Young people played a central part. Eight participants aged 16 to 22 took part as active contributors, not observers. They proposed sessions on how to make child participation more meaningful and spoke openly about their own experiences of being consulted – and sometimes not consulted – in decisions that affect them. Several said it was the first time they had been fully included in regional, sector‑wide discussions rather than placed in a separate youth space.

 

“Today wasn’t just another event, it felt like a room full of people daring to imagine better futures for our children, and I’m grateful I got to stand in that space with all of you. I’m especially honoured to have moderated the session on Child Participation and to contribute to the dialogue on Strengthening Community-Based Alternatives to Institutional Care. Here’s to rethinking care, rewriting narratives, and building systems where every child gets to feel seen, safe, and rooted.”

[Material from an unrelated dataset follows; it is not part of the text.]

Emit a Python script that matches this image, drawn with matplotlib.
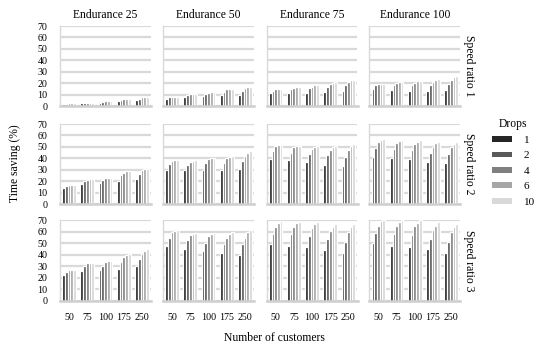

Young participant at the event

“Our aim is to build stronger child protection systems for children on the streets, those affected by the climate crisis and those separated from their families, by moving away from narrow, issue‑by‑issue responses towards more holistic approaches”

Ken Onduru

“Child Frontiers VOICES is about looking ahead together as a community to the challenges children are likely to face over the next decade, including climate change and growing funding pressures for programmes that support them.”

Guy Thompstone, Director, Child Frontiers

 

By the end of the two days, participants had outlined a number of follow‑up actions and several informal working groups had already started to reconnect. For Child Frontiers, VOICES is both the fulfilment of a long‑held dream and the start of a new chapter in how we learn, how we debate, and how we partner to address the most pressing care and protection issues facing children today.